The times where interesting, too, because the other seven Council members constantly argued with Hargis and Hayes. Hayes even brought charges against a Council member for voting on something he should have abstained from and filed suit against the Council for not agreeing to his choice for a city attorney.

In 1974, 17 candidates filed for the Council election, with two "parties": those for the Citizens for Open Government and those for the Council majority.

It was a turbulent time for Shawnee, and the population was growing so quickly the government had to grow, too.

For example, the proposed 1974 budget increased 25.8 percent over projected expenditures for 1973, the Northeast Johnson County Herald reported. The increase was largely due to the hiring of the first city manager, city engineer and building inspector.

Though Hargis said the longtime Council members at the time had ways of getting those they didn't like off the Council, she stuck around for five two-year terms.

"I tried more than a lot of them to represent what the citizens wanted," Hargis said. "... I tried to be an honest politician and I think I got pretty close to that," she says. "Unfortunately, it hasn't caught on."

In the early 1980s, just a month short of her 10th year on the Council, Hargis had to resign as she had moved to another ward. She tried to run again in her new ward but was beaten for the first and last time by Frank Goode, the current Ward II Council member.

Though she took a brief break when her mother died, Hargis has continued to attend Council meetings to stand up for the taxpayers and keep an eye on Council members.

"I keep running into people who ask me if I'm still going down there, and they say 'Good, they need someone to keep an eye on them,'" Hargis said. "... (people) remember me because I was outspoken and I stood up for them, and I still try to do that -- but I don't get very far."

Hargis tries to challenge the Council to remember to spend their constituents' money wisely, though she worries that's getting harder as the city grows.
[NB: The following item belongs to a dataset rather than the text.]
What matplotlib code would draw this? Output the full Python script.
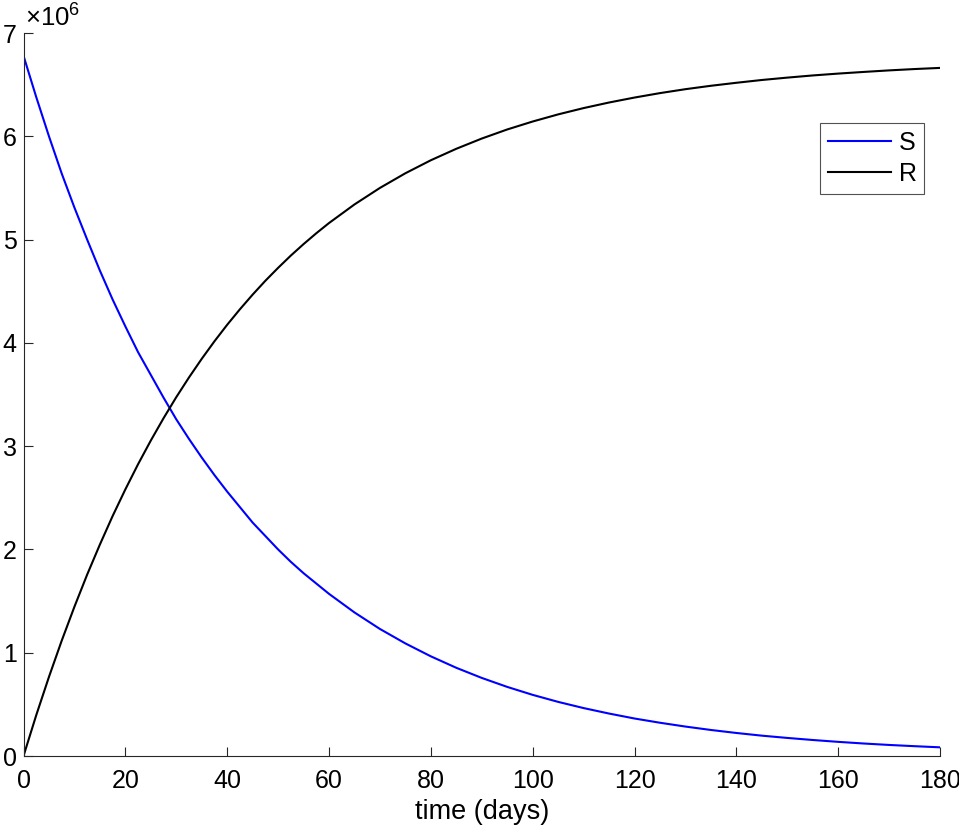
import matplotlib
matplotlib.use("Agg")
import matplotlib.pyplot as plt

plt.rcParams['font.family'] = ['Liberation Sans', 'DejaVu Sans']
plt.rcParams['mathtext.fontset'] = 'custom'
plt.rcParams['mathtext.rm'] = 'Liberation Sans'
plt.rcParams['mathtext.it'] = 'Liberation Sans'

# time in days
t = [0, 2.5, 5, 7.5, 10, 12.5, 15, 17.5, 20, 22.5, 25, 27.5, 30, 32.5, 35,
     37.5, 40, 42.5, 45, 47.5, 50, 52.5, 55, 57.5, 60, 65, 70, 75, 80, 85, 90,
     95, 100, 105, 110, 115, 120, 125, 130, 135, 140, 145, 150, 155, 160, 165,
     170, 175, 180]
# susceptible (millions)
S = [6.78, 6.38, 6.00, 5.64, 5.31, 5.00, 4.70, 4.42, 4.16, 3.91, 3.69, 3.47,
     3.26, 3.07, 2.89, 2.72, 2.56, 2.41, 2.26, 2.13, 2.00, 1.88, 1.77, 1.67,
     1.57, 1.39, 1.23, 1.09, 0.965, 0.854, 0.756, 0.669, 0.592, 0.524, 0.464,
     0.411, 0.363, 0.322, 0.285, 0.252, 0.223, 0.197, 0.175, 0.155, 0.137,
     0.121, 0.107, 0.095, 0.084]
# recovered (millions)
R = [0.0, 0.395, 0.766, 1.116, 1.445, 1.756, 2.047, 2.323, 2.581, 2.825,
     3.054, 3.270, 3.474, 3.665, 3.845, 4.015, 4.175, 4.325, 4.467, 4.601,
     4.726, 4.845, 4.956, 5.061, 5.160, 5.340, 5.500, 5.642, 5.768, 5.879,
     5.978, 6.066, 6.143, 6.212, 6.273, 6.327, 6.375, 6.418, 6.456, 6.489,
     6.518, 6.545, 6.568, 6.589, 6.607, 6.623, 6.638, 6.651, 6.662]
labels = ['S', 'R']
xticks = [0, 20, 40, 60, 80, 100, 120, 140, 160, 180]
yticks = [0, 1, 2, 3, 4, 5, 6, 7]

W, H = 959, 833
fig = plt.figure(figsize=(W / 100, H / 100), dpi=100)
ax = fig.add_axes([23.5 / W, (H - 756) / H, (940 - 23.5) / W, (756 - 33) / H])

ax.plot(t, [v * 1e6 for v in S], color=(0, 0, 1), lw=1.5, label=labels[0])
ax.plot(t, [v * 1e6 for v in R], color='black', lw=1.5, label=labels[1])

ax.set_xlim(0, 180)
ax.set_ylim(0, 7e6)
ax.set_xticks(xticks)
ax.set_xticklabels([str(v) for v in xticks])
ax.set_yticks([v * 1e6 for v in yticks])
ax.set_yticklabels([str(v) for v in yticks])

for s in ['top', 'right']:
    ax.spines[s].set_visible(False)
for s in ['left', 'bottom']:
    ax.spines[s].set_color('#262626')
    ax.spines[s].set_linewidth(0.8)
ax.tick_params(direction='in', length=6.5, width=0.8, color='#262626',
               labelsize=18, labelcolor='black')
ax.tick_params(axis='x', pad=9)
ax.tick_params(axis='y', pad=5)
ax.set_xlabel('time (days)', fontsize=19.5, labelpad=5)

ax.text(0.002, 1.002, r'$\times10^{6}$', transform=ax.transAxes, fontsize=18.5,
        ha='left', va='bottom')

leg = ax.legend(loc='upper left', bbox_to_anchor=(820 / W, 1 - 123 / H),
                bbox_transform=fig.transFigure, fontsize=18, frameon=True,
                fancybox=False, edgecolor='#262626', handlelength=2.55,
                handletextpad=0.3, labelspacing=0.3, borderpad=0.3,
                borderaxespad=0)
leg.get_frame().set_linewidth(0.8)

fig.savefig('out.png', dpi=100)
"The chamber (of commerce) and the developers have more to say than we do," Hargis says. "They've taken our government away from us, in my view."

She said she sees competition between the cities for economic development ruling Council decisions.

"Shawnee used to say, 'Well, if Overland Park is doing it, we don't want to,' and now, it's a constant comparison between them," Hargis said.

Hargis demands documentation for many things from the city -- in a filing cabinet in her garage, she keeps track of many city issues. Though she knows some may see her as a nuisance, Hargis said she feels it's her duty to care, even when others don't.

"When I go and ask for these things, I'm not asking for myself," she says. "I just think the people should have a voice."